▶ **Task to complete**
Everything from the first line of the data through the line with "from matplotlib.ticker import" is to be echoed exactly, minus the pictures.

▶ **Supplied material**
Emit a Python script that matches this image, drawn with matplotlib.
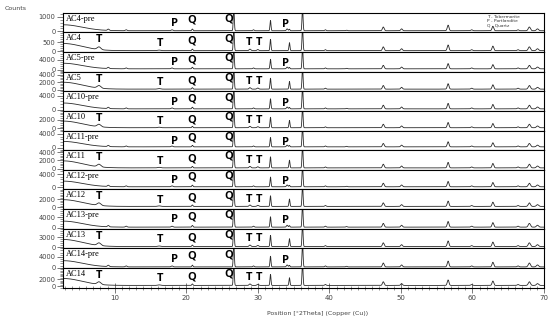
import numpy as np
import matplotlib.pyplot as plt
from matplotlib.ticker import MultipleLocator, AutoMinorLocator

# samples, top to bottom
names = ["AC4-pre", "AC4", "AC5-pre", "AC5", "AC10-pre", "AC10", "AC11-pre", "AC11",
         "AC12-pre", "AC12", "AC13-pre", "AC13", "AC14-pre", "AC14"]
y_low = [-70, -40, -900, -400, -400, -500, -800, -300, -600, -500, -300, -300, -100, -400]
y_high = [1250, 1050, 7000, 4800, 5200, 4000, 5000, 4500, 5300, 4500, 7000, 5500, 7200, 5200]
y_ticks = [[0, 1000], [0, 500], [0, 4000], [0, 2000, 4000], [0, 4000], [0, 2000],
           [0, 4000], [0, 2000, 4000], [0, 4000], [0, 2000], [0, 4000], [0, 3000],
           [0, 4000], [0, 2000]]

# peak list of the "pre" patterns (position deg 2theta, height as part of panel top, width)
pre_pos = [2.8, 9.1, 11.6, 18.0, 20.85, 26.64, 29.4, 31.77, 34.1, 34.42, 36.25,
           39.45, 42.4, 47.54, 50.1, 56.6, 59.9, 62.86, 66.38, 67.96, 69.1]
pre_rel = [0.32, 0.07, 0.05, 0.05, 0.09, 1.3, 0.05, 0.55, 0.1, 0.08, 1.3,
           0.05, 0.03, 0.2, 0.1, 0.3, 0.05, 0.24, 0.05, 0.2, 0.1]
pre_wid = [2.6, 0.12, 0.12, 0.12, 0.08, 0.07, 0.1, 0.07, 0.1, 0.07, 0.07,
           0.1, 0.1, 0.12, 0.12, 0.12, 0.12, 0.12, 0.12, 0.15, 0.15]

# peak list of the cured patterns
post_pos = [2.8, 7.8, 16.2, 20.85, 26.64, 28.9, 30.0, 31.77, 34.42, 36.25,
            39.45, 47.54, 50.1, 56.6, 59.9, 62.86, 66.38, 67.96, 69.1]
post_rel = [0.38, 0.14, 0.03, 0.08, 1.3, 0.08, 0.06, 0.6, 0.42, 1.3,
            0.05, 0.2, 0.1, 0.3, 0.05, 0.24, 0.05, 0.2, 0.1]
post_wid = [2.6, 0.25, 0.2, 0.08, 0.07, 0.12, 0.12, 0.07, 0.07, 0.07,
            0.1, 0.12, 0.12, 0.12, 0.12, 0.12, 0.12, 0.15, 0.15]
baseline = 0.04

# phase labels: (letter, position, height as axes fraction)
pre_marks = [("P", 18.4, 0.45), ("Q", 20.8, 0.62), ("Q", 25.9, 0.68), ("P", 33.8, 0.4)]
post_marks = [("T", 7.8, 0.62), ("T", 16.3, 0.45), ("Q", 20.8, 0.55), ("Q", 25.9, 0.68),
              ("T", 28.8, 0.5), ("T", 30.1, 0.5)]

two_theta = np.arange(2.8, 70.0, 0.01)

fig = plt.figure(figsize=(5.5, 3.22), dpi=100)
axes = fig.subplots(14, 1, sharex=True,
                    gridspec_kw=dict(left=0.115, right=0.989, top=0.96, bottom=0.107, hspace=0))

for i, ax in enumerate(axes):
    pre = names[i].endswith("-pre")
    pos, rel, wid = (pre_pos, pre_rel, pre_wid) if pre else (post_pos, post_rel, post_wid)
    top = y_high[i]
    counts = np.full_like(two_theta, baseline * top)
    for c, h, w in zip(pos, rel, wid):
        counts += h * top * np.exp(-0.5 * ((two_theta - c) / w) ** 2)
    ax.plot(two_theta, counts, color="#2a2a2a", lw=0.6)
    ax.set_ylim(y_low[i], y_high[i])
    ax.set_xlim(2.8, 70)
    ax.set_yticks(y_ticks[i])
    ax.yaxis.set_minor_locator(AutoMinorLocator(5))
    ax.tick_params(axis="y", which="major", labelsize=4.8, length=4, width=0.5,
                   colors="#444444", pad=1.5)
    ax.tick_params(axis="y", which="minor", length=2, width=0.4, colors="#444444")
    ax.tick_params(axis="x", which="both", bottom=False, labelbottom=False)
    for sp in ax.spines.values():
        sp.set_linewidth(0.8)
    ax.text(0.006, 0.9, names[i], transform=ax.transAxes, fontsize=6,
            family="Liberation Serif", va="top", ha="left")
    for letter, x, yf in (pre_marks if pre else post_marks):
        ax.text(x, yf, letter, transform=ax.get_xaxis_transform(), fontsize=8,
                fontweight="bold", family="Open Sans", ha="center", va="center")

bottom_ax = axes[-1]
bottom_ax.xaxis.set_major_locator(MultipleLocator(10))
bottom_ax.xaxis.set_minor_locator(MultipleLocator(1))
bottom_ax.tick_params(axis="x", which="major", bottom=True, labelbottom=True,
                      direction="inout", length=7, width=0.5, labelsize=5,
                      colors="#444444", pad=2)
bottom_ax.tick_params(axis="x", which="minor", bottom=True, direction="inout",
                      length=3.5, width=0.4, colors="#444444")

fig.text(5 / 550, 1 - 8 / 322, "Counts", fontsize=4.5, color="#444444", va="center")
fig.text(318 / 550, 1 - 314 / 322, "Position [\u00b02Theta] (Copper (Cu))", fontsize=4.5,
         color="#444444", ha="center", va="center")
fig.text(487 / 550, 1 - 15 / 322, "T - Tobermorite\nP - Portlandite\nQ - Quartz",
         fontsize=3.2, color="#333333", va="top", ha="left", linespacing=1.1)

fig.savefig("out.png", dpi=100)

▶ **Solution**
Emit a Python script that matches this image, drawn with matplotlib.
import numpy as np
import matplotlib.pyplot as plt
from matplotlib.ticker import MultipleLocator, AutoMinorLocator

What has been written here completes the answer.